Regulators around the world now are investigating whether big banks attempted to manipulate the foreign exchange market, where currency prices are set and more than $5 trillion is exchanged daily.

Last year, during a speech focused on banks perceived to be “too big to fail,” one of the top U.S. financial regulators said that some of America’s largest financial institutions appear to lack respect for "law, regulation and public trust."

“There is evidence of deep-seated cultural and ethical failures at many large financial institutions,” William Dudley, president and chief executive officer of the Federal Reserve Bank of New York, said in November.

Brown suggested that the litany of wrongdoing committed by big banks stems from the perception that they're either too big or important to be allowed to fail. “Ultimately the problem is that this just encourages risky behavior,” Brown said.

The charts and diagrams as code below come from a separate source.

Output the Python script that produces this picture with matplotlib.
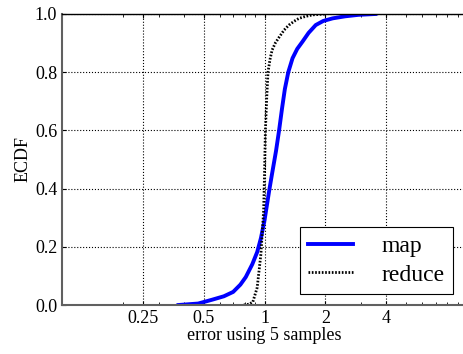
import matplotlib
matplotlib.use('Agg')
import matplotlib.pyplot as plt
from matplotlib.ticker import FixedLocator, FixedFormatter, LogLocator, NullFormatter

plt.rcParams['font.family'] = ['Liberation Serif', 'DejaVu Serif']

# ECDF curves
map_x = [0.376, 0.47, 0.55, 0.63, 0.70, 0.76, 0.808, 0.87, 0.92, 0.96, 1.0, 1.055, 1.09,
         1.14, 1.18, 1.22, 1.26, 1.31, 1.375, 1.45, 1.54, 1.65, 1.79, 1.95, 2.17, 2.5,
         2.9, 3.53]
map_y = [0.0, 0.005, 0.018, 0.03, 0.045, 0.07, 0.096, 0.14, 0.182, 0.23, 0.291, 0.394, 0.452,
         0.53, 0.60, 0.675, 0.742, 0.80, 0.848, 0.88, 0.905, 0.935, 0.962, 0.976, 0.985, 0.992,
         0.997, 1.0]

reduce_x = [0.79, 0.84, 0.875, 0.92, 0.96, 0.99, 1.0, 1.01, 1.025, 1.04, 1.065, 1.09, 1.13,
            1.18, 1.25, 1.32, 1.40, 1.48, 1.6, 1.73, 2.0]
reduce_y = [0.0, 0.003, 0.01, 0.06, 0.176, 0.325, 0.45, 0.60, 0.71, 0.80, 0.845, 0.876, 0.90,
            0.92, 0.945, 0.962, 0.975, 0.985, 0.992, 0.997, 1.0]

xticks = [0.25, 0.5, 1, 2, 4]
xtick_labels = ['0.25', '0.5', '1', '2', '4']
yticks = [0.0, 0.2, 0.4, 0.6, 0.8, 1.0]

fig = plt.figure(figsize=(4.64, 3.54), dpi=100)
ax = fig.add_axes([0.1336, 0.1384, 0.873, 0.8221])

ax.plot(map_x, map_y, color='#0000ff', lw=2.8, label='map')
ax.plot(reduce_x, reduce_y, color='black', lw=2.0, linestyle=(0, (0.6, 0.6)), label='reduce')

ax.set_xscale('log')
ax.set_xlim(0.1, 10)
ax.set_ylim(0, 1)
ax.xaxis.set_major_locator(FixedLocator(xticks))
ax.xaxis.set_major_formatter(FixedFormatter(xtick_labels))
ax.xaxis.set_minor_locator(LogLocator(base=10, subs=range(1, 10)))
ax.xaxis.set_minor_formatter(NullFormatter())
ax.set_yticks(yticks)
ax.set_yticklabels(['%.1f' % v for v in yticks])

ax.tick_params(which='both', direction='in', top=True, right=True, labelsize=13)
ax.tick_params(which='major', length=3)
ax.tick_params(which='minor', length=2)
ax.grid(True, which='major', linestyle=':', color='black', lw=0.8)

for side in ['left', 'bottom']:
    ax.spines[side].set_color('#606060')
    ax.spines[side].set_linewidth(1.5)
ax.spines['top'].set_linewidth(1.0)

ax.set_xlabel('error using 5 samples', fontsize=13, labelpad=0)
ax.set_ylabel('ECDF', fontsize=13, labelpad=2)

leg = ax.legend(loc='lower right', bbox_to_anchor=(0.965, 0.038), borderaxespad=0,
                fontsize=17, fancybox=False, framealpha=1, edgecolor='black',
                handlelength=1.9, handletextpad=1.2, borderpad=0.35, labelspacing=0.3)
leg.get_frame().set_linewidth(0.8)

fig.savefig('out.png', dpi=100)
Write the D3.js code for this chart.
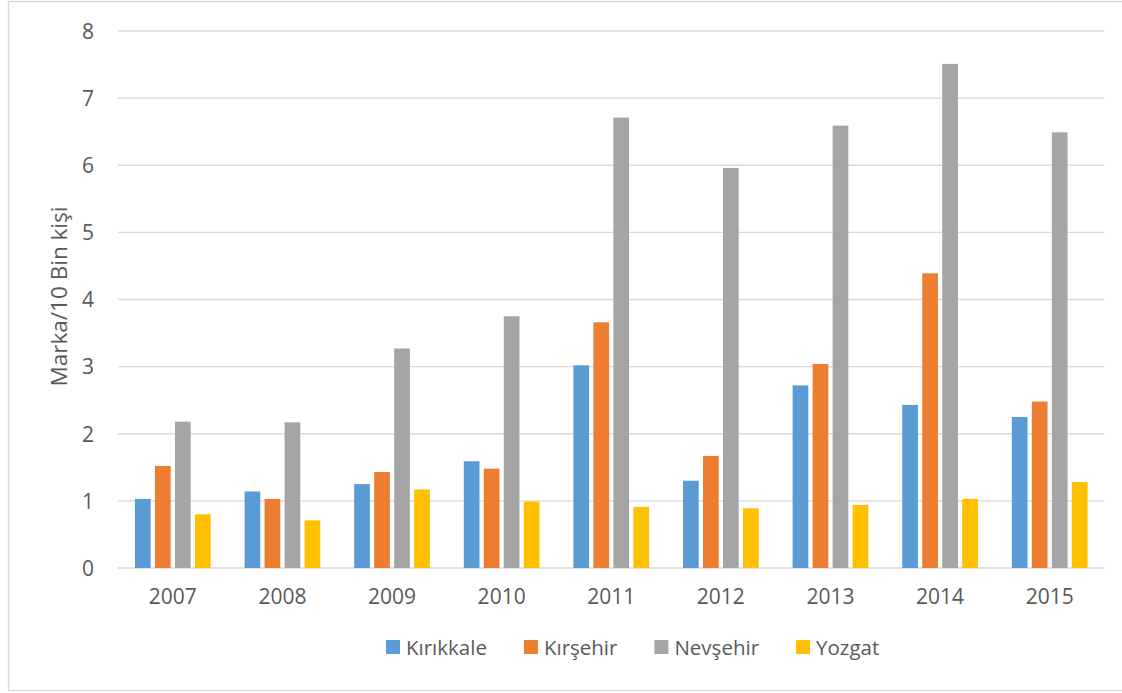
<!DOCTYPE html>
<html>
<head>
<meta charset="utf-8">
<script src="https://cdn.jsdelivr.net/npm/d3@7"></script>
<style>
  html, body { margin: 0; padding: 0; background: #fff; }
  svg { display: block; }
  text { font-family: "Open Sans", "Noto Sans", sans-serif; fill: #595959; }
</style>
</head>
<body>
<svg id="chart" width="1122" height="693"></svg>
<script>
const years = ["2007","2008","2009","2010","2011","2012","2013","2014","2015"];
const seriesNames = ["Kırıkkale","Kırşehir","Nevşehir","Yozgat"];
const kirikkale = [1.03,1.14,1.25,1.59,3.02,1.30,2.72,2.43,2.25];
const kirsehir  = [1.52,1.03,1.43,1.48,3.66,1.67,3.04,4.39,2.48];
const nevsehir  = [2.18,2.17,3.27,3.75,6.71,5.96,6.59,7.51,6.49];
const yozgat    = [0.80,0.71,1.17,0.99,0.91,0.89,0.94,1.03,1.28];
const yTicks = [0,1,2,3,4,5,6,7,8];
const colors = ["#5b9bd5","#ed7d31","#a5a5a5","#ffc000"];
const axisTitle = "Marka/10 Bin kişi";

const seriesValues = [kirikkale, kirsehir, nevsehir, yozgat];
const table = years.map((y, i) => ({year: y, values: seriesNames.map((s, j) => ({name: s, value: seriesValues[j][i]}))}));

const svg = d3.select("#chart");
const mLeft = 118, mRight = 1104.5, mTop = 31, mBottom = 568;

// chart border
svg.append("rect").attr("x", 8.5).attr("y", 1.5).attr("width", 1125).attr("height", 689)
  .attr("fill", "none").attr("stroke", "#d9d9d9").attr("stroke-width", 1.3);

const x0 = d3.scaleBand().domain(years).range([mLeft, mRight]).padding(0);
const groupW = 75.7;
const x1 = d3.scaleBand().domain(seriesNames)
  .range([x0.bandwidth()/2 - groupW/2, x0.bandwidth()/2 + groupW/2])
  .paddingInner(0.215).paddingOuter(0);
const y = d3.scaleLinear().domain([0, 8]).range([mBottom, mTop]);
const color = d3.scaleOrdinal().domain(seriesNames).range(colors);

// gridlines
svg.append("g").selectAll("line").data(yTicks).join("line")
  .attr("x1", mLeft).attr("x2", mRight)
  .attr("y1", d => y(d)).attr("y2", d => y(d))
  .attr("stroke", "#d9d9d9").attr("stroke-width", 1.3);

// y axis
const yAxis = svg.append("g").attr("transform", `translate(${mLeft},0)`)
  .call(d3.axisLeft(y).tickValues(yTicks).tickSize(0).tickPadding(24).tickFormat(d3.format("d")));
yAxis.select(".domain").remove();
yAxis.selectAll("text").style("font-size", "21px").attr("fill", "#595959").attr("dy", "0.35em");

// x axis
const xAxis = svg.append("g").attr("transform", `translate(0,${mBottom})`)
  .call(d3.axisBottom(x0).tickSize(0).tickPadding(21));
xAxis.select(".domain").remove();
xAxis.selectAll("text").style("font-size", "21px").attr("fill", "#595959");

// bars
svg.append("g").selectAll("g").data(table).join("g")
  .attr("transform", d => `translate(${x0(d.year)},0)`)
  .selectAll("rect").data(d => d.values).join("rect")
  .attr("x", d => x1(d.name))
  .attr("width", x1.bandwidth())
  .attr("y", d => y(d.value))
  .attr("height", d => y(0) - y(d.value))
  .attr("fill", d => color(d.name));

// y axis title
svg.append("text")
  .attr("transform", `translate(67,${(mTop + mBottom)/2 - 3}) rotate(-90)`)
  .attr("text-anchor", "middle")
  .style("font-size", "22.5px")
  .text(axisTitle);

// legend
const legend = svg.append("g").attr("transform", "translate(386,0)");
let cx = 0;
seriesNames.forEach((s, i) => {
  const g = legend.append("g").attr("transform", `translate(${cx},0)`);
  g.append("rect").attr("x", 0).attr("y", 640).attr("width", 14).attr("height", 14).attr("fill", color(s));
  const t = g.append("text").attr("x", 20).attr("y", 655).style("font-size", "20.5px").text(s);
  cx += 20 + t.node().getComputedTextLength() + 37;
});
</script>
</body>
</html>
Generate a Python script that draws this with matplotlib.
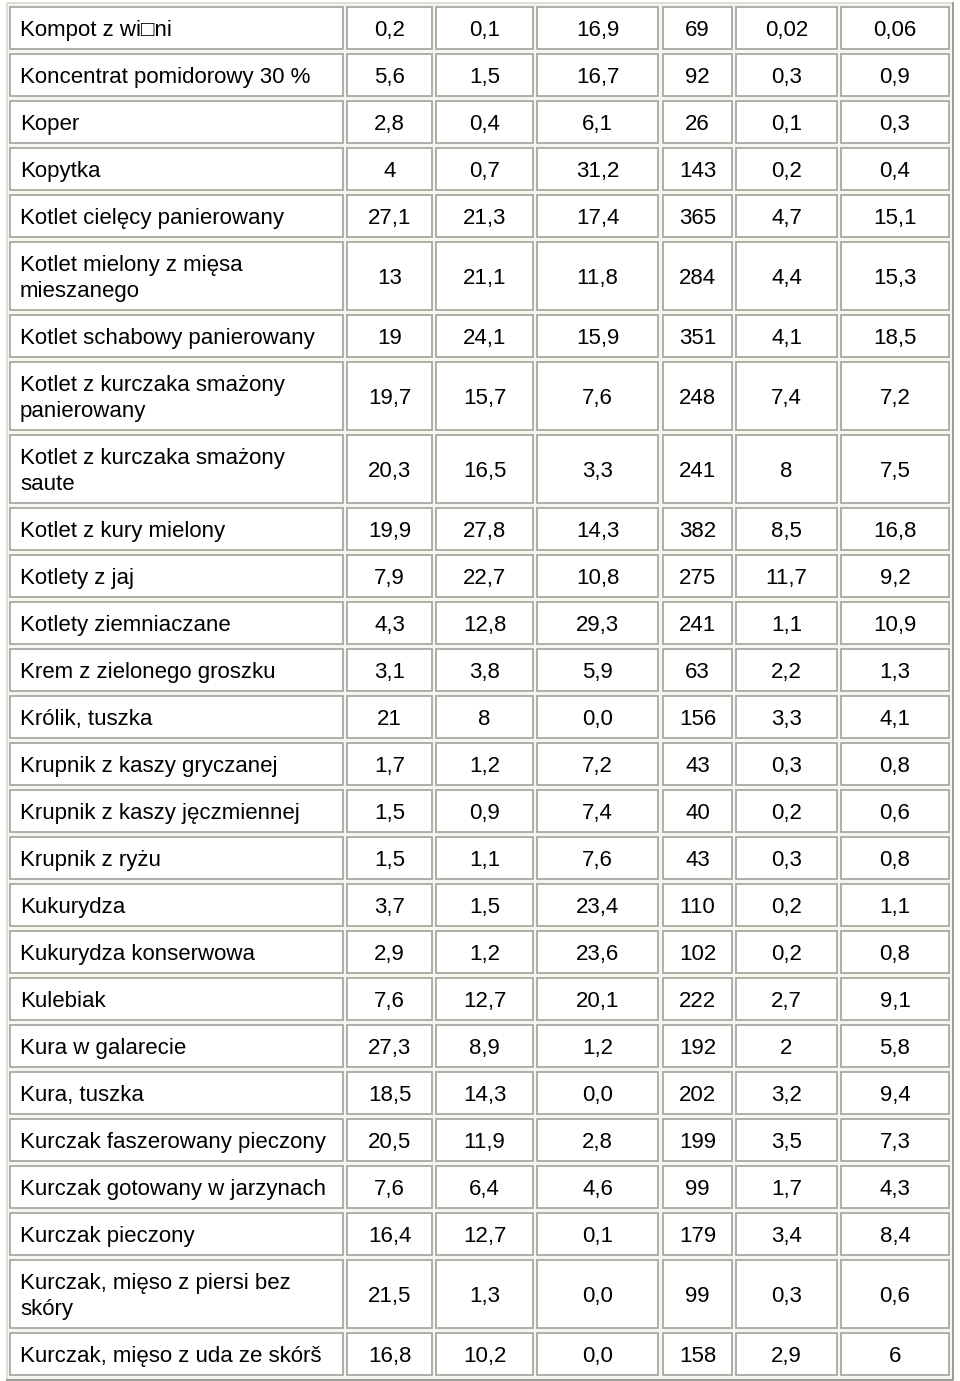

Some of the behaviors that could be considered risky or wrong were detailed on Thursday.

In its report and during an accompanying call with the news media, the federal consumer bureau noted that the typical fee consumers pay when overdrawing their bank account is $34. But those fees are usually levied for transactions of $24 or less, and the majority of overdrafts are repaid to banks within three days.

“If a consumer were to get a loan on those terms, that would equate to an annual percentage rate of over 17,000 percent,” said Richard Cordray, CFPB director. “Overdraft fees should not be ‘gotchas’ when people use their debit cards.”

Cordray added: “We need to determine whether current overdraft practices are causing the kind of consumer harm that the federal consumer protection laws are designed to prevent.”

In response to the CFPB’s report, Richard Hunt, president and chief executive of the Consumer Bankers Association, a Washington trade group, said, “These debit card services are completely optional, and consumers who freely choose to utilize the service can subsequently opt-out at any time.”

Separately, during a hearing held by the Senate Banking Committee, Christine Lindstrom of the U.S. Public Interest Research Group warned lawmakers that students at colleges that have entered into partnerships with individual banks typically get a raw deal through steep and unusual fees, such as being charged for not using their debit cards.

“On a college campus where students are a captive audience and a bank is getting an exclusive deal, that deal should actually be far superior for the students who are exposed to that deal and being marketed to than is available on the open market. But, in fact, that is not the case,” Lindstrom said.

The hearing touched on a variety of bank-caused concerns bedeviling college students and recent graduates, including lenders’ reluctance to forgive education debt incurred by students who subsequently died and saddled their parents with the bills. Hunt, the financial industry representative, said he expects banks to broaden their efforts to help borrowers in distress.